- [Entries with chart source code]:
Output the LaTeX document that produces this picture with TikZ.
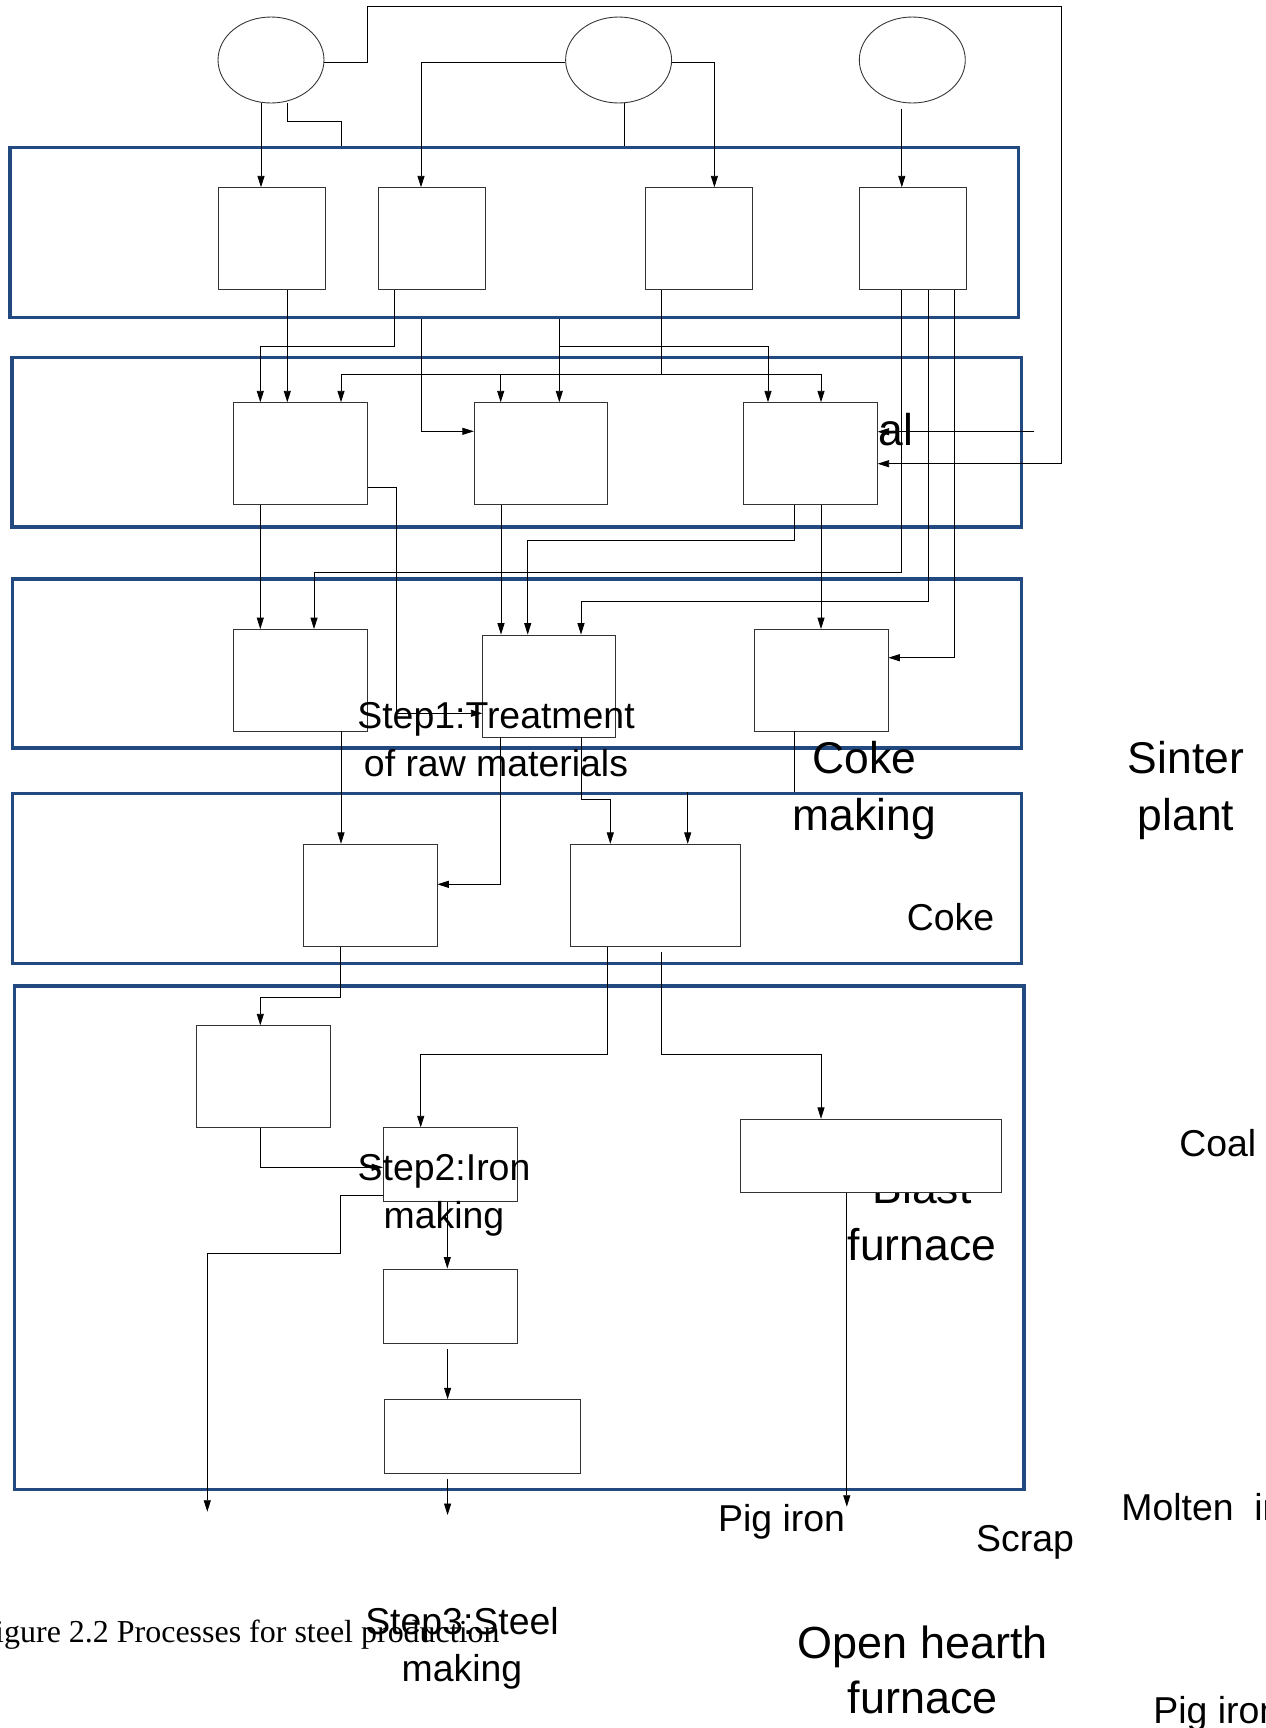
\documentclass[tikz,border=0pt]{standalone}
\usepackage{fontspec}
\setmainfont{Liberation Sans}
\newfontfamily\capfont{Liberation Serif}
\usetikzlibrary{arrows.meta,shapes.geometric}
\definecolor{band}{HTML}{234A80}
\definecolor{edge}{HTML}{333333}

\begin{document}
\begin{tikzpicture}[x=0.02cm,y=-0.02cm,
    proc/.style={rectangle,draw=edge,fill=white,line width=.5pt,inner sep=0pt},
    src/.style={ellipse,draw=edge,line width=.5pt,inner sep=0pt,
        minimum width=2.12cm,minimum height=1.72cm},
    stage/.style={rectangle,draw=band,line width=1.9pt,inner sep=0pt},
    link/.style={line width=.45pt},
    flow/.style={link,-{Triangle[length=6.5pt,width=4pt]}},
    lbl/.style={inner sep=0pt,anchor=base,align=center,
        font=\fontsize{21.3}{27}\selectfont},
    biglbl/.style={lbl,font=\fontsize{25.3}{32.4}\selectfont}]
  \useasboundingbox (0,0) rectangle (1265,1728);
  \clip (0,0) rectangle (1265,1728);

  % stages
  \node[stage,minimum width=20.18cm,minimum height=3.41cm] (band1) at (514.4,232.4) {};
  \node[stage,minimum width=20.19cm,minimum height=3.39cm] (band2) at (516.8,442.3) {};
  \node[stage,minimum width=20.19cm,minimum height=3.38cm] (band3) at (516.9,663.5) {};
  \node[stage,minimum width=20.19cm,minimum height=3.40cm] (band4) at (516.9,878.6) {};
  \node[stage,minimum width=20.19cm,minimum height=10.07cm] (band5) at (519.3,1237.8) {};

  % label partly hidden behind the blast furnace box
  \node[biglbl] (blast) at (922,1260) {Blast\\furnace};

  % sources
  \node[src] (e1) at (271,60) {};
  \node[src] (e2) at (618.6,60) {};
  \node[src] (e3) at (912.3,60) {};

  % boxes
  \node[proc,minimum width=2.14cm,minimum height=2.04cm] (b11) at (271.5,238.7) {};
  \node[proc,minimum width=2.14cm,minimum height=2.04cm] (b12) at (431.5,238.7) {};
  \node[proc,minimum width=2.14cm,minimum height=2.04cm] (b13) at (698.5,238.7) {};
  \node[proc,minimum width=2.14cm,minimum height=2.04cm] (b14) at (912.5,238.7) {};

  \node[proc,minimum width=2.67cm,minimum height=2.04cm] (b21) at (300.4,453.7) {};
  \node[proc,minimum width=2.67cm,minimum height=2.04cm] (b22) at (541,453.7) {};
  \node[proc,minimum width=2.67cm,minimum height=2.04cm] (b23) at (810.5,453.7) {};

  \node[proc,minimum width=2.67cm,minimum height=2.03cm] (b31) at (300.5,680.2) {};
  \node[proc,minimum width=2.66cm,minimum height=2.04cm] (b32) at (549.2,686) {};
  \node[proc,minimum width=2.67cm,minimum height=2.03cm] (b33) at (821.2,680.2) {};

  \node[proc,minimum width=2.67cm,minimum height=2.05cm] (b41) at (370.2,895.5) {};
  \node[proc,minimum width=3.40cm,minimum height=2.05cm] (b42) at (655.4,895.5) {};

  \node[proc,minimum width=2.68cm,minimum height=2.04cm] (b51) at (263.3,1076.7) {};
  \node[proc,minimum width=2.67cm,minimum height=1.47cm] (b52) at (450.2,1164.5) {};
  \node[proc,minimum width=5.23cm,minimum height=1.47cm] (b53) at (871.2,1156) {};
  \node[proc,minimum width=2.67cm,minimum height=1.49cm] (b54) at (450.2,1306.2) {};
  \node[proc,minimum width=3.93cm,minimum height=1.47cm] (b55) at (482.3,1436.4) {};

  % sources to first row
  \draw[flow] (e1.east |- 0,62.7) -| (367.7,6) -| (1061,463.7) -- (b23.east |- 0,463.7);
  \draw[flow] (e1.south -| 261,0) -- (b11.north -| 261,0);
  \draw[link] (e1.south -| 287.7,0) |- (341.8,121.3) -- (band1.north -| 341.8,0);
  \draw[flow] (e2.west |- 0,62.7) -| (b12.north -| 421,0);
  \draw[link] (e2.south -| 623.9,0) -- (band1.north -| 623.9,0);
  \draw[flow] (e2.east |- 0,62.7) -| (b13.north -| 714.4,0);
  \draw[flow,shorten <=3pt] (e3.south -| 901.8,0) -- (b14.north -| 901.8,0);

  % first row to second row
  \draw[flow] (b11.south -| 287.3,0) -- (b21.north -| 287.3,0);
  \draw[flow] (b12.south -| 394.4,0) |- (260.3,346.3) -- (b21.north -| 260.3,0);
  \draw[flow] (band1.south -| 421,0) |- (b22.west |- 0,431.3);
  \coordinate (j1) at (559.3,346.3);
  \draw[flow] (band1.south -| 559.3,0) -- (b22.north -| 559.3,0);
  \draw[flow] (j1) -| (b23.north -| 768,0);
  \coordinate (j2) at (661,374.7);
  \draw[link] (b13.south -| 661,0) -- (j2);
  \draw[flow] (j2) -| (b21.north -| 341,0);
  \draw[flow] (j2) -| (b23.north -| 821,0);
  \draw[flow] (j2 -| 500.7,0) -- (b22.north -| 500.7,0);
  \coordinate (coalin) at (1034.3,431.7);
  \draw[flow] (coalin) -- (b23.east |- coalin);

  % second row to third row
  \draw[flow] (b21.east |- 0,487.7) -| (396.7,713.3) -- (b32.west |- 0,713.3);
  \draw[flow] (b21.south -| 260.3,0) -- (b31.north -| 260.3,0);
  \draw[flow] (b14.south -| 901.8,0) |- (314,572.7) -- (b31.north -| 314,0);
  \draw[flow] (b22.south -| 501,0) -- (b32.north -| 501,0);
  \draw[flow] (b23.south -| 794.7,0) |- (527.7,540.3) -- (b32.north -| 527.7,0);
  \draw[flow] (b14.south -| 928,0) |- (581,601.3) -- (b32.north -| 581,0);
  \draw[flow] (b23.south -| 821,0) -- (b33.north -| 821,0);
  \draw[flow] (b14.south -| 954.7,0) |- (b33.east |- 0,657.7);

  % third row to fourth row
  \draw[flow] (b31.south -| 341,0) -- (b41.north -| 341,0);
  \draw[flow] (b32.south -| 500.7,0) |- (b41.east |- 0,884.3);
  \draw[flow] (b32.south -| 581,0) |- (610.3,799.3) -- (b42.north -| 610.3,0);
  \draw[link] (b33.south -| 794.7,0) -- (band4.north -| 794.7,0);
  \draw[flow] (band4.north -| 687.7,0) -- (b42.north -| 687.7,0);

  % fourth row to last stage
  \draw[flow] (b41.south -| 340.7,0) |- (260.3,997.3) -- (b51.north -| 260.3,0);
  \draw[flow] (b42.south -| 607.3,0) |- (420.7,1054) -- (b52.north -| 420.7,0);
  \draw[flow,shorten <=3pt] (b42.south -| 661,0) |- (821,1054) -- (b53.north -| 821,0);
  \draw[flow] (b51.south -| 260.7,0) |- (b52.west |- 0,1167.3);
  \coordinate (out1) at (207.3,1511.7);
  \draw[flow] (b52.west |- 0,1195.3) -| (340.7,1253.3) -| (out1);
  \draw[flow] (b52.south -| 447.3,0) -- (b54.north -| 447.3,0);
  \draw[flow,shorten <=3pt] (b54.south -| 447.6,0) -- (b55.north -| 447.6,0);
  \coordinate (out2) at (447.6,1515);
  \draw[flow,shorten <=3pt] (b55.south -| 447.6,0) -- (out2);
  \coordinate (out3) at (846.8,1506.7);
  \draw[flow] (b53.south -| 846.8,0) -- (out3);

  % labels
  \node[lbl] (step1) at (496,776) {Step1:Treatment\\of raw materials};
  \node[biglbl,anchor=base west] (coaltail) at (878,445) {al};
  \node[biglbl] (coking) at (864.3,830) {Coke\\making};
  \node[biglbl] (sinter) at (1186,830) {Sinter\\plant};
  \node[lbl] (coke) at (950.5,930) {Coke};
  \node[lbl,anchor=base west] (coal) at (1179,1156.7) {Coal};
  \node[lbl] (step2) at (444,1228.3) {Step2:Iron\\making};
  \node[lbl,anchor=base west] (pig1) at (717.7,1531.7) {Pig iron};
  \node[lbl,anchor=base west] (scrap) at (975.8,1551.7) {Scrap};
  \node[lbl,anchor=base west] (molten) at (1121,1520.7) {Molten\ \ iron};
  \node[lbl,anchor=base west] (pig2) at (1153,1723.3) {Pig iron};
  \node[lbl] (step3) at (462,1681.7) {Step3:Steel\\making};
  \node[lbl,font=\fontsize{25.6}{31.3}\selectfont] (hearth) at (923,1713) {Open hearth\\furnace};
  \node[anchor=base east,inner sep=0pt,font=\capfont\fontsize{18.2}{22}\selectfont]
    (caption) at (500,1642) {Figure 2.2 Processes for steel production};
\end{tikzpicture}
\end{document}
...
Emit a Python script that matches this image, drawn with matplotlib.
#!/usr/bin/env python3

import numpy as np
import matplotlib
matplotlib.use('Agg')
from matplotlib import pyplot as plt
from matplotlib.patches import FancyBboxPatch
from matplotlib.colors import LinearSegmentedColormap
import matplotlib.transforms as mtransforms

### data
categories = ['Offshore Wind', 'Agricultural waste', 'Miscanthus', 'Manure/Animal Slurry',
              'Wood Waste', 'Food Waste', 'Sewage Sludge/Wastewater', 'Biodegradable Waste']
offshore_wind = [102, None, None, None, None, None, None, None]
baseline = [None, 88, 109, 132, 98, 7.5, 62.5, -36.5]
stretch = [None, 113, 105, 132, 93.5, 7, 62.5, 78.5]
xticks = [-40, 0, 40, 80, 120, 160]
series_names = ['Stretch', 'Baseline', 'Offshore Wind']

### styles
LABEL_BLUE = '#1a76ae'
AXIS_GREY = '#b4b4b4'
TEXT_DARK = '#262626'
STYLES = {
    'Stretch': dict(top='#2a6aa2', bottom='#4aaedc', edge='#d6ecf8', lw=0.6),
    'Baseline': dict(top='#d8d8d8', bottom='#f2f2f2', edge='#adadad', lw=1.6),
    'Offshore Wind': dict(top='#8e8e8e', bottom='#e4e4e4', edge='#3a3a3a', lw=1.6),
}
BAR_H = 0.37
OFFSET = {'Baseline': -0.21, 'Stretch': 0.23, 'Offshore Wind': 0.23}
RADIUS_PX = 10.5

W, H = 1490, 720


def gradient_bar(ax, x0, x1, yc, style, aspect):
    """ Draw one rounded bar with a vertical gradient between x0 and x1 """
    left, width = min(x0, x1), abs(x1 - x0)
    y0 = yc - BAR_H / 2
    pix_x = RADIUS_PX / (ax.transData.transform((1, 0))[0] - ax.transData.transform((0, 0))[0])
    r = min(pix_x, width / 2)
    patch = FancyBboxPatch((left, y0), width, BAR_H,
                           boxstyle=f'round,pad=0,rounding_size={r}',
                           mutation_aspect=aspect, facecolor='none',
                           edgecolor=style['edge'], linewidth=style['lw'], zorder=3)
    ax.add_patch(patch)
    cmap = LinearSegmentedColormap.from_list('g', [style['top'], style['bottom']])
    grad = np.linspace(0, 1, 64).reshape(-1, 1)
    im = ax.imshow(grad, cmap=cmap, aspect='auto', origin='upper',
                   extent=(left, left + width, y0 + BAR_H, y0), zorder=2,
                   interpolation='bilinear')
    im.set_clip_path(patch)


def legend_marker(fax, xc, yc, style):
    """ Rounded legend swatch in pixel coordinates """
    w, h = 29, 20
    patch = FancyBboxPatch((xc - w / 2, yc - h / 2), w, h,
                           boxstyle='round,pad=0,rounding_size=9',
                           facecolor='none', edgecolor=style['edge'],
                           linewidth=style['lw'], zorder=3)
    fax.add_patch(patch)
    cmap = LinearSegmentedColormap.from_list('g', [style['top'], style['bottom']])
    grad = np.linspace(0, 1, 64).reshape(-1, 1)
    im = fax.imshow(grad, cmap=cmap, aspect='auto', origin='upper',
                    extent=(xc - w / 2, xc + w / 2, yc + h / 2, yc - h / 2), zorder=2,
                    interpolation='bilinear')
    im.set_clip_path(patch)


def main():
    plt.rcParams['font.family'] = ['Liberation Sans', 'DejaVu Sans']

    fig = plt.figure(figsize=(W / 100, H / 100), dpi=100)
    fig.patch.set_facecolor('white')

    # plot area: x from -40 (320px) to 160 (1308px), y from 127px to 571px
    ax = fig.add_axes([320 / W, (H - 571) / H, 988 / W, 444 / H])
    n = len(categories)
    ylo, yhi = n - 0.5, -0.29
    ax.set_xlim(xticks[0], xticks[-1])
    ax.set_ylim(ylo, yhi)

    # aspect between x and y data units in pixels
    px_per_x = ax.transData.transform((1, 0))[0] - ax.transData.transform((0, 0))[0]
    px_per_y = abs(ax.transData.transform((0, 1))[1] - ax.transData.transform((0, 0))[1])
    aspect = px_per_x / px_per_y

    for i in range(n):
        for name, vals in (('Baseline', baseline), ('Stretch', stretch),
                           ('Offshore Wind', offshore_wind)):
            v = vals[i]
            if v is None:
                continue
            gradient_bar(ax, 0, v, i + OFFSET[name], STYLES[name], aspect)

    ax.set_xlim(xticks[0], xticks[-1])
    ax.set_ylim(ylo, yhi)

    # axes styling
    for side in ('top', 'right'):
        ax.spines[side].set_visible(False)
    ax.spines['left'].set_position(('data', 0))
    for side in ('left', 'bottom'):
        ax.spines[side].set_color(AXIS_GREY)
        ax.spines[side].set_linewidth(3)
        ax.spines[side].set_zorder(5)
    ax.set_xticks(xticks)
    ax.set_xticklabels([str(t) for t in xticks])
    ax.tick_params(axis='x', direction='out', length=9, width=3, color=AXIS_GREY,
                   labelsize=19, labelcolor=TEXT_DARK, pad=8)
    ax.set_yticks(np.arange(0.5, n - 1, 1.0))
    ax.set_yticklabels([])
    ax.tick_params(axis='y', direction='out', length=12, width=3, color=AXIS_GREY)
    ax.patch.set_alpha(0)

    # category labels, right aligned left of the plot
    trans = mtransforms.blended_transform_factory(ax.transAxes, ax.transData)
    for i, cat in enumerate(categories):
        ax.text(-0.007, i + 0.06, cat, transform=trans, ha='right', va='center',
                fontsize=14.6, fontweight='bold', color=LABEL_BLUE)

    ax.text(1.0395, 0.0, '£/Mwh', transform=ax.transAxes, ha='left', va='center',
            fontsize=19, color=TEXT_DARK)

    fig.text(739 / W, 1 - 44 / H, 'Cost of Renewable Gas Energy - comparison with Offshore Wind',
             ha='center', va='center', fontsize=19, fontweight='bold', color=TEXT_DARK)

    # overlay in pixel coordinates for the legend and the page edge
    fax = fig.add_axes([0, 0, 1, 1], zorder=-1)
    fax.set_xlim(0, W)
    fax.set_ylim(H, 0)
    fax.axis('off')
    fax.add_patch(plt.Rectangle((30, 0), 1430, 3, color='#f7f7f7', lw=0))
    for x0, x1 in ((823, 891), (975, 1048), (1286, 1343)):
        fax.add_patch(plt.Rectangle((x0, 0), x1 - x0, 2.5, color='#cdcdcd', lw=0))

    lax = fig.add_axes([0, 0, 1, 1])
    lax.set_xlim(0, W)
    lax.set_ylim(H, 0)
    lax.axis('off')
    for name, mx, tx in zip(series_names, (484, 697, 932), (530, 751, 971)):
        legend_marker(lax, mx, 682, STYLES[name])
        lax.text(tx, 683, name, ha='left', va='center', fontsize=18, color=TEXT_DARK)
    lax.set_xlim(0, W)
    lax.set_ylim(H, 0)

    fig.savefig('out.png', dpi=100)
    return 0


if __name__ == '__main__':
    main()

- [EXERCISE]: Among the entries above, find the line with "Emit a Python" and the line with "#!/usr/bin/env python3"; give again exactly these two lines and all lines between them.

- [WORKED ANSWER]:
Emit a Python script that matches this image, drawn with matplotlib.
#!/usr/bin/env python3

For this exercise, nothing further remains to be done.